George H.W. Bush worked toward a soft nuclear landing for the dissolving Soviet Union

By Siegfried S. Hecker | December 4, 2018

George H.W. Bush and Mikhail Gorbachev sign the Strategic Arms Reduction Treaty (START) in 1991. George H.W. Bush and Mikhail Gorbachev sign the Strategic Arms Reduction Treaty (START) in 1991.

My tenure as director of the Los Alamos National Laboratory from 1986 through 1997 overlapped the presidency of George H.W. Bush. His tenure witnessed momentous changes around the world that included the breakup of the Soviet Union. As director of the laboratory, I had a front-row seat to the unfolding of the events that led to the collapse. From what I saw, President Bush never got due credit for the steady hand on the tiller he provided during this tumultuous time. I want to pay tribute to his presidency by recalling several key events that directly affected my life.

On September 27, 1991, President Bush launched what we now call the Presidential Nuclear Initiatives with a phone call to Soviet President Mikhail Gorbachev. That conversation, recently declassified, begins: “Mikhail, how are you?” Gorbachev replied: “George, hello. I received your letter. I very much want to talk.”

A phone call was one of President Bush’s favorite means of conducting quiet diplomacy. Few calls in his presidency were of greater importance than this one. On nationwide TV at 8:30 that evening he told the American people that the United States would unilaterally eliminate and stand down a host of nuclear weapons. The call to Gorbachev was to give him a heads up and ask him to consider reciprocal actions. It was done in Bush’s typical pragmatic fashion to give Gorbachev some breathing room as he dealt with nuclear dangers in a failing Soviet Union.

Gorbachev asked, “You are doing these steps unilaterally, and you call on us to consider our steps, is that right?” “Yes, correct,” replied Bush, and went on to specifics: “On dismantling nuclear warheads, where I propose we open discussions on the safe dismantling of nuclear warheads, on how we might enhance the safety and security of nuclear weapons, and how to improve nuclear command and control—I’d like to say you and I agree that this would be a good thing to do.”

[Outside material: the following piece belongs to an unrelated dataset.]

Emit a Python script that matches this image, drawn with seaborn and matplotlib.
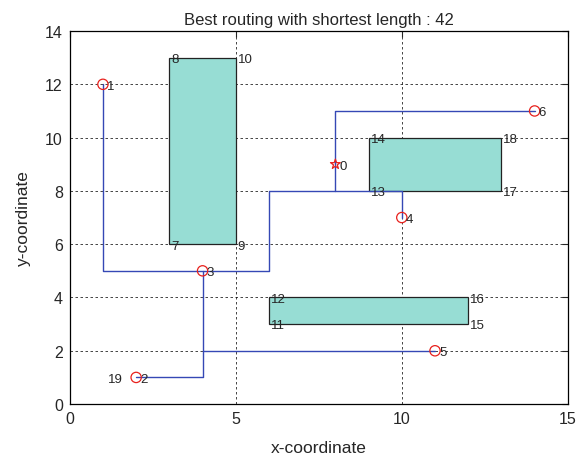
import matplotlib
matplotlib.use("Agg")
import matplotlib.pyplot as plt
from matplotlib.patches import Rectangle
import numpy as np
import pandas as pd
import seaborn as sns

# Obstacles: lower-left corner, width, height
obstacle_x = [3, 9, 6]
obstacle_y = [6, 8, 3]
obstacle_w = [2, 4, 6]
obstacle_h = [7, 2, 1]

# Corner vertices of the obstacles with their indices
corner_ids = [7, 8, 9, 10, 11, 12, 13, 14, 15, 16, 17, 18]
corner_x = [3, 3, 5, 5, 6, 6, 9, 9, 12, 12, 13, 13]
corner_y = [6, 13, 6, 13, 3, 4, 8, 10, 3, 4, 8, 10]

# Pins to be connected (0 is the source)
pin_ids = [0, 1, 2, 3, 4, 5, 6]
pin_x = [8, 1, 2, 4, 10, 11, 14]
pin_y = [9, 12, 1, 5, 7, 2, 11]

# Routed wire segments (polylines)
route_seg = [0, 0, 0, 0, 0, 0, 1, 1, 1, 2, 2, 2, 3, 3, 3]
route_x = [1, 1, 6, 6, 10, 10, 8, 8, 14, 4, 4, 11, 4, 4, 2]
route_y = [12, 5, 5, 8, 8, 7, 8, 11, 11, 5, 2, 2, 2, 1, 1]

title = "Best routing with shortest length : 42"
x_ticks = [0, 5, 10, 15]
y_ticks = [0, 2, 4, 6, 8, 10, 12, 14]

sns.set_style("white")
plt.rcParams["font.family"] = ["Liberation Sans", "DejaVu Sans"]

fig = plt.figure(figsize=(5.86, 4.64), dpi=100)
ax = fig.add_axes([0.119, 0.127, 0.850, 0.804])

for x0, y0, w, h in zip(obstacle_x, obstacle_y, obstacle_w, obstacle_h):
    ax.add_patch(Rectangle((x0, y0), w, h, facecolor="#97ddd4",
                           edgecolor="#222222", linewidth=0.9, zorder=2))

routes = pd.DataFrame({"seg": route_seg, "x": route_x, "y": route_y})
sns.lineplot(data=routes, x="x", y="y", units="seg", estimator=None,
             sort=False, color="#3548b5", linewidth=1.0, ax=ax, zorder=3)

pins = pd.DataFrame({"id": pin_ids, "x": pin_x, "y": pin_y})
src = pins[pins["id"] == 0]
others = pins[pins["id"] != 0]
sns.scatterplot(data=others, x="x", y="y", marker="o", s=55,
                facecolors="none", edgecolor="#e8201c", linewidth=0.9,
                ax=ax, zorder=4)
sns.scatterplot(data=src, x="x", y="y", marker="*", s=55,
                facecolors="none", edgecolor="#e8201c", linewidth=0.9,
                ax=ax, zorder=4)

for pid, px, py in zip(pin_ids, pin_x, pin_y):
    ax.text(px + 0.12, py - 0.05, str(pid), fontsize=9.5, ha="left",
            va="center", zorder=5)
ax.text(1.15, 1.0 - 0.05, "19", fontsize=9.5, ha="left", va="center", zorder=5)

for cid, cx, cy in zip(corner_ids, corner_x, corner_y):
    ax.text(cx + 0.06, cy - 0.05, str(cid), fontsize=9.5, ha="left",
            va="center", zorder=5)

ax.set_xlim(0, 15)
ax.set_ylim(0, 14)
ax.set_xticks(x_ticks)
ax.set_yticks(y_ticks)
ax.grid(True, color="black", linestyle=(0, (3, 3)), linewidth=0.6, alpha=0.85)
ax.set_axisbelow(True)
ax.tick_params(direction="in", top=True, right=True, length=4, width=0.8,
               labelsize=11.5, pad=5)
for sp in ax.spines.values():
    sp.set_color("black")
    sp.set_linewidth(0.9)

ax.set_title(title, fontsize=12, pad=5)
ax.set_xlabel("x-coordinate", fontsize=12.5, labelpad=10)
ax.set_ylabel("y-coordinate", fontsize=12.5, labelpad=10)

fig.savefig("out.png", dpi=100)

Gorbachev replied: “George … since you’re urging that we take steps, I can only give an answer in principle—since there is much that must be clarified—and that answer is a positive one.” Gorbachev added, in closing: “Thank you. I want again to congratulate you on this major proposal. It is a historic initiative, comparable to Reykjavik.”

The next day, Defense Secretary Dick Cheney directed the secretaries of the military branches and the Chairman of the Joint Chiefs of Staff to implement the president’s directive to reduce the United States nuclear arsenal as soon as possible. The required actions included the elimination of the inventory of ground-launched theater nuclear weapons; the removal of tactical nuclear weapons from all surface ships, attack submarines, and land-based naval aircraft bases; the standing down of US strategic bombers from their alert postures and removal of their nuclear weapons to storage in secure areas; and the termination of the mobile Peacekeeper ICBM rail garrison system.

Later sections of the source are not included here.